この度,公益財団法人カシオ科学振興財団の第41回(令和5年度)研究助成を受けました。

研究テーマは,「高齢者の下向き歩行を脱却させるVRシステムの開発」です。現在修士2年の脇遼太朗君と,博士3年の佐藤和之君が共同で推進している研究であり,マルチターゲットステッピング課題(MTS課題)という歩行課題を,バーチャルリアリティ環境下で再現し,様々な評価に応用しようとする試みです。MTS課題の生みの親でもある,筑波大学の山田実先生にも共同研究者として加わっていただいております。

歩行中の安全上の問題として,足元と遠方の状況の同時管理が難しいという問題があります。加齢によってデュアルタスク能力が低下することや,足元に視線が落ち,遠方の状況を知覚していないことが原因の一端と考えられます。問題の改善には,視線を遠方に向けてもらう必要があります。しかし,下向き歩行には歩行中の姿勢を安定化させる作用が考えられるため,強制的な視線誘導は転倒の危険性を高める可能性があります。

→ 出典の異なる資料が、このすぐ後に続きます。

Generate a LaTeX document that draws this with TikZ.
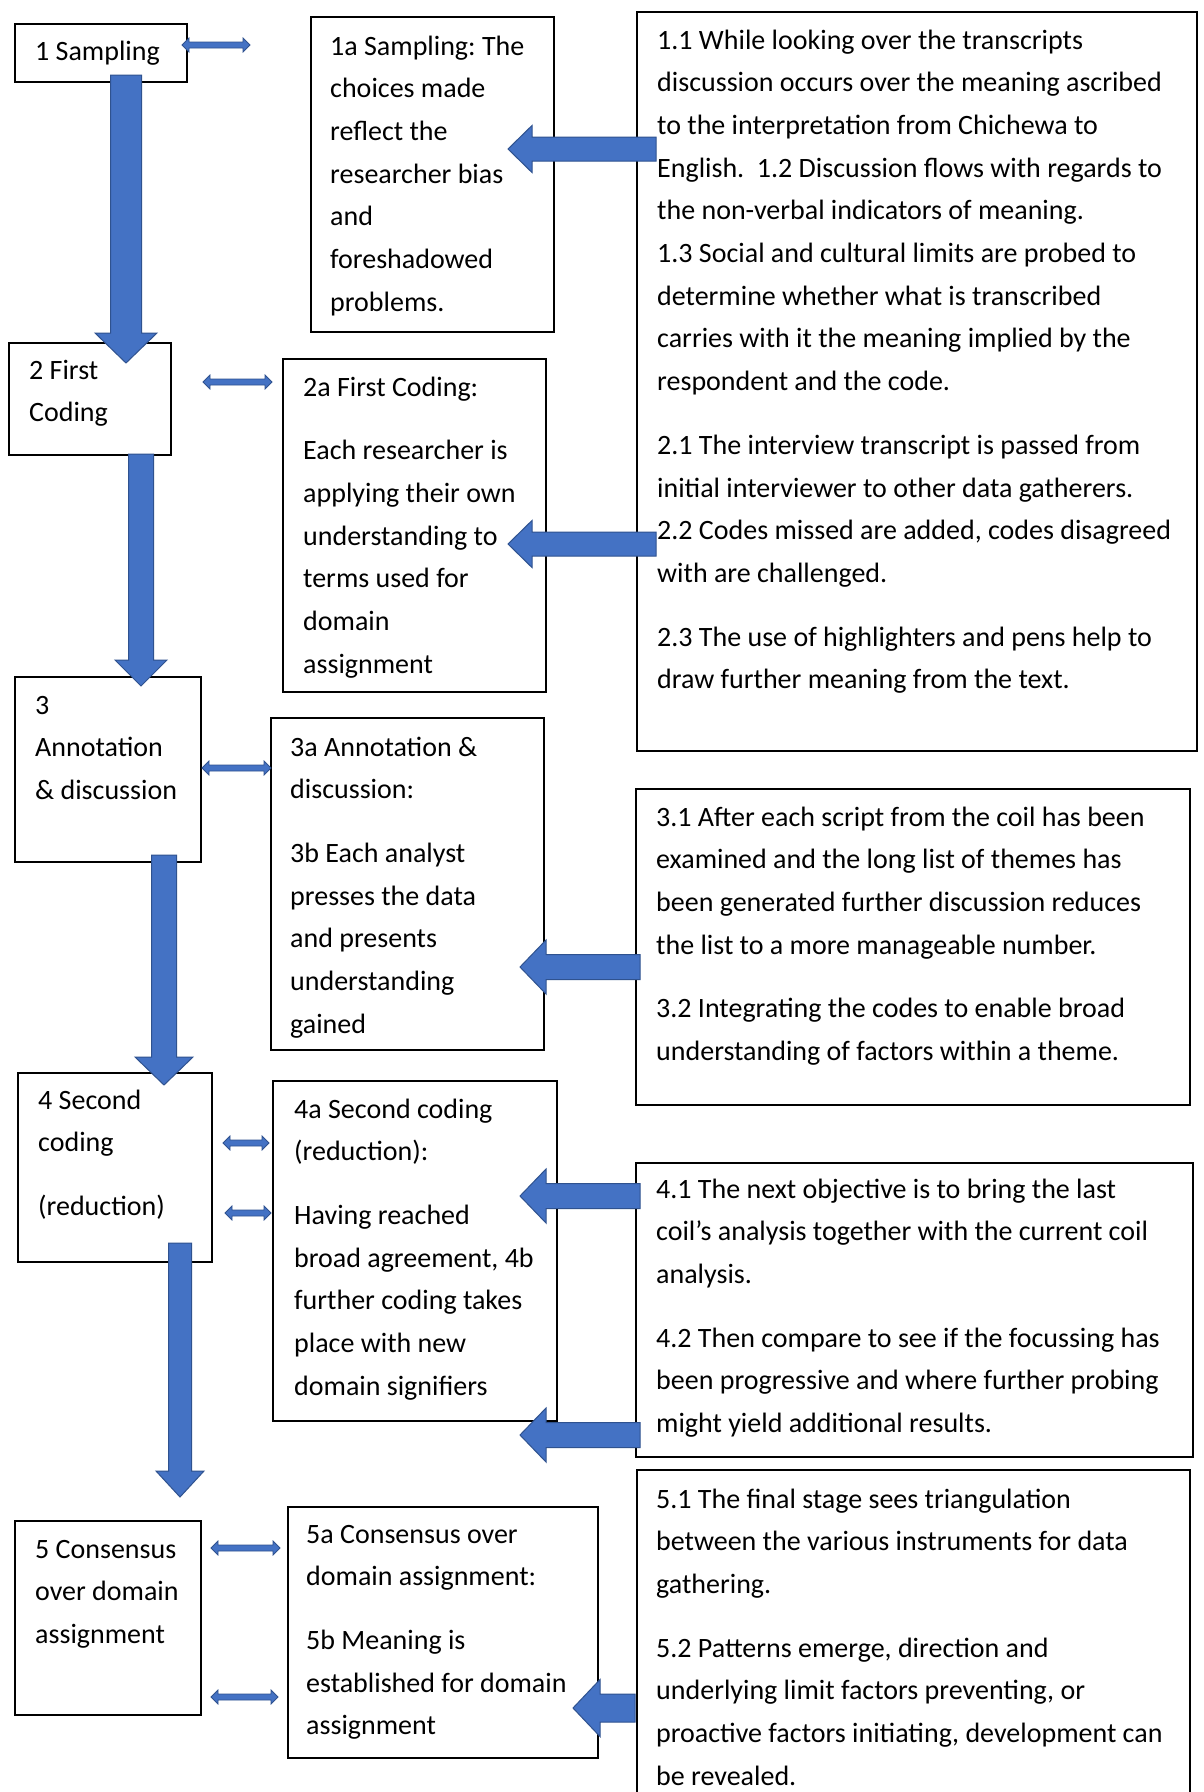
\documentclass[tikz,border=0pt]{standalone}
\usepackage{fontspec}
\setmainfont{Carlito}
\usetikzlibrary{calc}
\definecolor{arrowfill}{HTML}{4472C4}
\definecolor{arrowline}{HTML}{2F528F}
\frenchspacing
\tikzset{
  box/.style={draw=black, line width=2pt, anchor=north west, inner sep=0pt},
  txt/.style={anchor=base west, inner sep=0pt, font=\fontsize{28}{42.7}\selectfont},
  blk/.style={fill=arrowfill, draw=arrowline, line width=1pt, line join=miter},
}
% lines of a text block, first baseline at the node's base
\newcommand\lns[1]{\begin{tabular}[t]{@{}l@{}}#1\end{tabular}}
% rectangle node from its top-left and bottom-right corners
\newcommand\boxat[5]{\node[box, minimum width={#4-#2}, minimum height={#5-#3}] (#1) at (#2,#3) {};}
% wide block arrow pointing left: tip, tail, shaft half, head half, head length
\newcommand\leftblk[5]{\draw[blk] (#1) -- ($(#1)+(#5,-#4)$) -- ($(#1)+(#5,-#3)$) -- ($(#2)+(0,-#3)$) -- ($(#2)+(0,#3)$) -- ($(#1)+(#5,#3)$) -- ($(#1)+(#5,#4)$) -- cycle;}
% wide block arrow pointing down: tail, tip, shaft half, head half, head length
\newcommand\downblk[5]{\draw[blk] (#2) -- ($(#2)+(-#4,-#5)$) -- ($(#2)+(-#3,-#5)$) -- ($(#1)+(-#3,0)$) -- ($(#1)+(#3,0)$) -- ($(#2)+(#3,-#5)$) -- ($(#2)+(#4,-#5)$) -- cycle;}
% thin double-headed arrow between two points on one row
\newcommand\dblk[2]{\draw[blk, line width=0.8pt] (#1) -- ($(#1)+(7,-7)$) -- ($(#1)+(7,-3)$) -- ($(#2)+(-7,-3)$) -- ($(#2)+(-7,-7)$) -- (#2) -- ($(#2)+(-7,7)$) -- ($(#2)+(-7,3)$) -- ($(#1)+(7,3)$) -- ($(#1)+(7,7)$) -- cycle;}
\begin{document}
\begin{tikzpicture}[x=1pt, y=-1pt]
\useasboundingbox (0,0) rectangle (1203,1792);
\fill[white] (0,0) rectangle (1203,1792);
\clip (0,0) rectangle (1203,1792);

% ---- boxes ----
\boxat{b1}{14}{23}{186}{81}
\boxat{b1a}{310}{16}{553}{331}
\boxat{b11}{636}{11}{1196}{750}
\boxat{b2}{8}{342}{170}{454}
\boxat{b2a}{282}{358}{545}{691}
\boxat{b3}{14}{676}{200}{861}
\boxat{b3a}{270}{717}{543}{1049}
\boxat{b31}{635}{788}{1189}{1104}
\boxat{b4}{17}{1072}{211}{1261}
\boxat{b4a}{272}{1080}{556}{1420}
\boxat{b41}{635}{1162}{1192}{1456}
\boxat{b5}{14}{1520}{200}{1714}
\boxat{b5a}{287}{1506}{597}{1757}
\boxat{b51}{636}{1469}{1189}{1830}

% ---- texts ----
\node[txt] (t1) at (35,60) {\lns{1 Sampling}};
\node[txt] (t1a) at (330,55) {\lns{1a Sampling: The\\choices made\\reflect the\\researcher bias\\and\\foreshadowed\\problems.}};
\node[txt] (t11) at (657,49) {\lns{1.1 While looking over the transcripts\\
discussion occurs over the meaning ascribed\\
to the interpretation from Chichewa to\\
English.\ \ 1.2 Discussion flows with regards to\\
the non-verbal indicators of meaning.\\
1.3 Social and cultural limits are probed to\\
determine whether what is transcribed\\
carries with it the meaning implied by the\\
respondent and the code.\\[21pt]
2.1 The interview transcript is passed from\\
initial interviewer to other data gatherers.\\
2.2 Codes missed are added, codes disagreed\\
with are challenged.\\[21pt]
2.3 The use of highlighters and pens help to\\
draw further meaning from the text.}};
\node[txt] (t2) at (29,379) {\lns{2 First\\Coding}};
\node[txt] (t2a) at (303,396) {\lns{2a First Coding:\\[21pt]Each researcher is\\applying their own\\understanding to\\terms used for\\domain\\assignment}};
\node[txt] (t3) at (35,714) {\lns{3\\Annotation\\\& discussion}};
\node[txt] (t3a) at (290,756) {\lns{3a Annotation \&\\discussion:\\[21pt]3b Each analyst\\presses the data\\and presents\\understanding\\gained}};
\node[txt] (t31) at (656,826) {\lns{3.1 After each script from the coil has been\\
examined and the long list of themes has\\
been generated further discussion reduces\\
the list to a more manageable number.\\[21pt]
3.2 Integrating the codes to enable broad\\
understanding of factors within a theme.}};
\node[txt] (t4) at (38,1109) {\lns{4 Second\\coding\\[21pt](reduction)}};
\node[txt] (t4a) at (294,1118) {\lns{4a Second coding\\(reduction):\\[21pt]Having reached\\broad agreement, 4b\\further coding takes\\place with new\\domain signifiers}};
\node[txt] (t41) at (656,1198) {\lns{4.1 The next objective is to bring the last\\
coil’s analysis together with the current coil\\
analysis.\\[21pt]
4.2 Then compare to see if the focussing has\\
been progressive and where further probing\\
might yield additional results.}};
\node[txt] (t5) at (35,1558) {\lns{5 Consensus\\over domain\\assignment}};
\node[txt] (t5a) at (306,1543) {\lns{5a Consensus over\\domain assignment:\\[21pt]5b Meaning is\\established for domain\\assignment}};
\node[txt] (t51) at (656,1508) {\lns{5.1 The final stage sees triangulation\\
between the various instruments for data\\
gathering.\\[21pt]
5.2 Patterns emerge, direction and\\
underlying limit factors preventing, or\\
proactive factors initiating, development can\\
be revealed.}};

% ---- arrow end points ----
\coordinate (v1s) at (126,75);   \coordinate (v1e) at (126,363);
\coordinate (v2s) at (141,454);  \coordinate (v2e) at (141,686);
\coordinate (v3s) at (164,855);  \coordinate (v3e) at (164,1085);
\coordinate (v4s) at (180,1243); \coordinate (v4e) at (180,1497);

\coordinate (h1t) at (508,149);  \coordinate (h1s) at (656,149);
\coordinate (h2t) at (508,544);  \coordinate (h2s) at (656,544);
\coordinate (h3t) at (520,967);  \coordinate (h3s) at (640,967);
\coordinate (h4t) at (520,1196); \coordinate (h4s) at (640,1196);
\coordinate (h5t) at (520,1435); \coordinate (h5s) at (640,1435);
\coordinate (h6t) at (573,1708); \coordinate (h6s) at (635,1708);

\coordinate (d1l) at (182,45);   \coordinate (d1r) at (250,45);
\coordinate (d2l) at (203,382);  \coordinate (d2r) at (272,382);
\coordinate (d3l) at (202,768);  \coordinate (d3r) at (271,768);
\coordinate (d4l) at (223,1143); \coordinate (d4r) at (269,1143);
\coordinate (d5l) at (225,1213); \coordinate (d5r) at (271,1213);
\coordinate (d6l) at (211,1548); \coordinate (d6r) at (280,1548);
\coordinate (d7l) at (211,1697); \coordinate (d7r) at (278,1697);

% ---- main flow ----
\downblk{v1s}{v1e}{15.5}{31}{30}
\downblk{v2s}{v2e}{12.5}{26}{26}
\downblk{v3s}{v3e}{12.5}{29}{28}
\downblk{v4s}{v4e}{11.5}{24}{26}

% ---- detail feeds ----
\leftblk{h1t}{h1s}{12}{23.5}{24}
\leftblk{h2t}{h2s}{12}{23.5}{24}
\leftblk{h3t}{h3s}{12.5}{27}{26}
\leftblk{h4t}{h4s}{12.5}{27}{26}
\leftblk{h5t}{h5s}{12.5}{27}{26}
\leftblk{h6t}{h6s}{14}{28.5}{27}

% ---- links between stages and their notes ----
\dblk{d1l}{d1r}
\dblk{d2l}{d2r}
\dblk{d3l}{d3r}
\dblk{d4l}{d4r}
\dblk{d5l}{d5r}
\dblk{d6l}{d6r}
\dblk{d7l}{d7r}
\end{tikzpicture}
\end{document}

そこで本研究では,バランスを悪化させない形で高齢者を下向き歩行から脱却させ,足元だけでなく遠方の状況も同時管理できるよう支援するシステム開発として,MTS課題のVR化に取り組むこととしました。MTS課題では,歩行路に配置された赤,青,黄の3色の四角形のうち,指定された1色のみ連続して踏んで歩きます。山田実氏はこれまでMTS課題を用いて,ターゲットを1つでも踏み外す高齢者は転倒危険性が高いことや,転倒危険性が高いほど足元のターゲットしか見ていないことを報告しています。本研究ではMTS課題をVR環境下で再現することにより,歩行中に特定のターゲットを一時的に消去させるシステムを作ります。この状況下で課題を遂行するためには,ターゲットが消去する前に遠方のターゲットを認識なければならず,視線を遠方に誘導できるのではないかと考えています。

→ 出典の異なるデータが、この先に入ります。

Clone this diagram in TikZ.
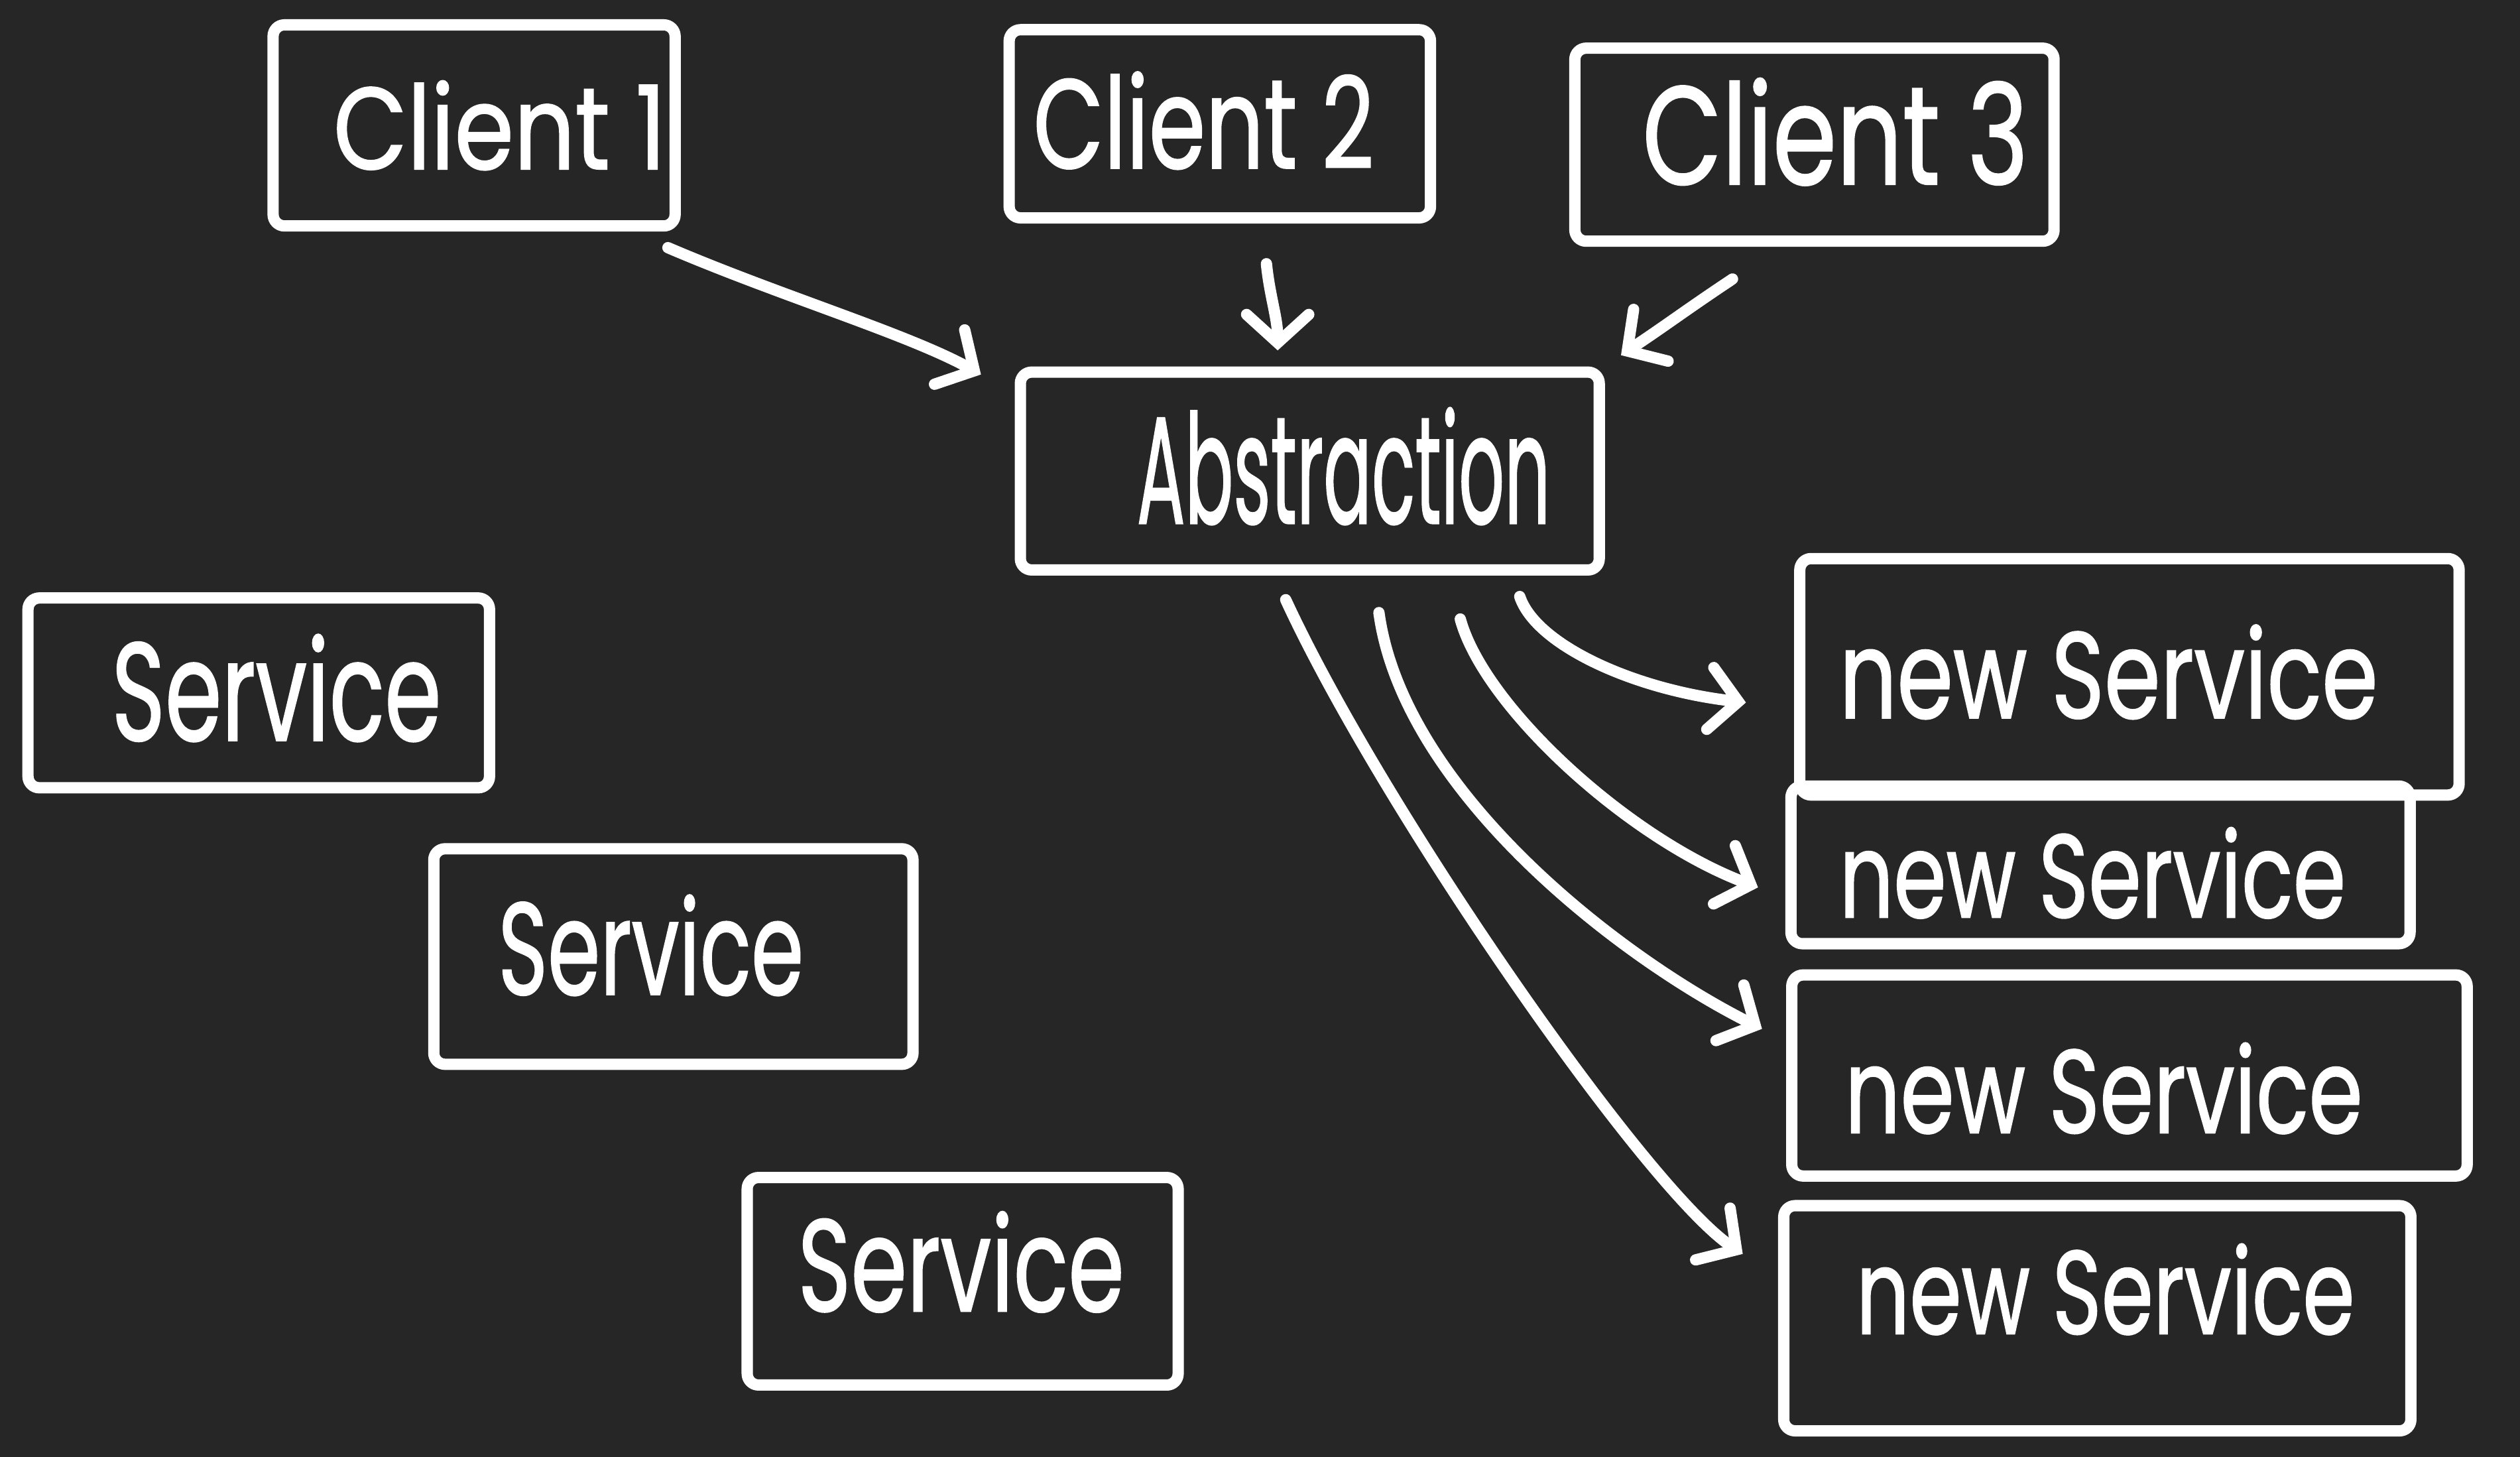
\documentclass[tikz,border=0pt]{standalone}
\usepackage{fontspec}
\setmainfont{Poppins}
\newfontfamily\skfont[FakeBold=1.2]{Poppins}
\usetikzlibrary{arrows.meta}
\definecolor{bg}{HTML}{262626}
\newcommand{\sktext}[3]{\resizebox{#1}{#2}{#3}}
\tikzset{
  sk/.style={draw=white, line width=2pt, line cap=round, line join=round},
  skbox/.style={sk, inner sep=0pt, fill=none, rounded corners=2pt},
  sklabel/.style={text=white, inner sep=0pt, font=\skfont\fontsize{18}{20}\selectfont},
  skarrow/.style={sk, -{Straight Barb[length=5pt,width=11pt,line cap=round]}},
}
\begin{document}
\begin{tikzpicture}[x=0.01cm,y=-0.01cm]
\useasboundingbox (0,0) rectangle (1568,906);
\fill[bg] (-10,-10) rectangle (1578,916);

% boxes
\node[skbox, minimum width=2.50cm, minimum height=1.25cm] (c1) at (295,78) {};
\node[skbox, minimum width=2.62cm, minimum height=1.17cm] (c2) at (759,77) {};
\node[skbox, minimum width=2.98cm, minimum height=1.20cm] (c3) at (1129,90) {};
\node[skbox, minimum width=3.60cm, minimum height=1.23cm] (abs) at (815,293) {};
\node[skbox, minimum width=2.87cm, minimum height=1.18cm] (s1) at (161,431) {};
\node[skbox, minimum width=2.98cm, minimum height=1.34cm] (s2) at (419,595) {};
\node[skbox, minimum width=2.68cm, minimum height=1.29cm] (s3) at (599,797) {};
\node[skbox, minimum width=4.10cm, minimum height=1.47cm] (n1) at (1325,421) {};
\node[skbox, minimum width=3.85cm, minimum height=0.98cm] (n2) at (1307,538) {};
\node[skbox, minimum width=4.20cm, minimum height=1.25cm] (n3) at (1325,669) {};
\node[skbox, minimum width=3.90cm, minimum height=1.40cm] (n4) at (1305,820) {};

% texts
\node[sklabel] (t1) at (311,78) {\sktext{2.07cm}{0.55cm}{Client 1}};
\node[sklabel] (t2) at (749,75) {\sktext{2.12cm}{0.60cm}{Client 2}};
\node[sklabel] (t3) at (1142,82) {\sktext{2.40cm}{0.66cm}{Client 3}};
\node[sklabel] (tabs) at (836,290) {\sktext{2.57cm}{0.72cm}{Abstraction}};
\node[sklabel] (ts1) at (172,428) {\sktext{2.05cm}{0.66cm}{Service}};
\node[sklabel] (ts2) at (405,588) {\sktext{1.90cm}{0.62cm}{Service}};
\node[sklabel] (ts3) at (598,785) {\sktext{2.03cm}{0.62cm}{Service}};
\node[sklabel] (tn1) at (1312,418) {\sktext{3.35cm}{0.58cm}{new Service}};
\node[sklabel] (tn2) at (1302,543) {\sktext{3.15cm}{0.56cm}{new Service}};
\node[sklabel] (tn3) at (1309,677) {\sktext{3.22cm}{0.56cm}{new Service}};
\node[sklabel] (tn4) at (1310,802) {\sktext{3.10cm}{0.56cm}{new Service}};

% connectors
\draw[skarrow] ([shift={(-8,10)}]c1.south east) .. controls +(70,30) and +(-45,-25) .. ([shift={(-21,5)}]abs.north west);
\draw[skarrow] ([shift={(29,25)}]c2.south) .. controls +(2,20) and +(0,-20) .. ([shift={(-20,-10)}]abs.north);
\draw[skarrow] ([shift={(-51,20)}]c3.south) .. controls +(-30,20) and +(30,-20) .. ([shift={(10,-7)}]abs.north east);
\draw[skarrow] ([shift={(-53,13)}]abs.south east) .. controls +(10,30) and +(-70,-8) .. ([shift={(-30,16)}]n1.west);
\draw[skarrow] ([shift={(-90,27)}]abs.south east) .. controls +(15,55) and +(-80,-30) .. ([shift={(-17,14)}]n2.west);
\draw[skarrow] ([shift={(43,23)}]abs.south) .. controls +(15,110) and +(-90,-45) .. ([shift={(-15,-29)}]n3.west);
\draw[skarrow] ([shift={(-15,15)}]abs.south) .. controls +(60,130) and +(-60,-40) .. ([shift={(-22,-40)}]n4.west);
\end{tikzpicture}
\end{document}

カシオ科学振興財団より助成を受けたのは,2014年度の助成依頼,2度目となります。2014年度のテーマは,「脳内情報処理における「運動-言語連関」の理解:効果的な運動学習支援に向けて」という内容でした。テクノロジーの会社であるという性質上,助成を受ける研究の多くは工学的な研究です。本財団が素晴らしいのは,そうした背景の中でも,社会の支援に役立つ研究ならば,工学機器の開発等に寄らない研究内容であっても研究であっても,支援してくださる点にあります。

また本助成は若手の支援を重視しており,年齢があがるにつれ,また職位が上がるにつれ,採択されるのが難しくなります。しかし一定の制約はあるものの,年齢が高い者でも申請内容によっては助成の対象としてくださる柔軟性も,非常に素晴らしい点です。私自身の年齢を考えますとこれが最後の助成となりますが,一緒に共同で研究する若手スタッフが,またいつか助成してもらえるよう,まずは今回の研究で成果を残すべく努力したいと思います。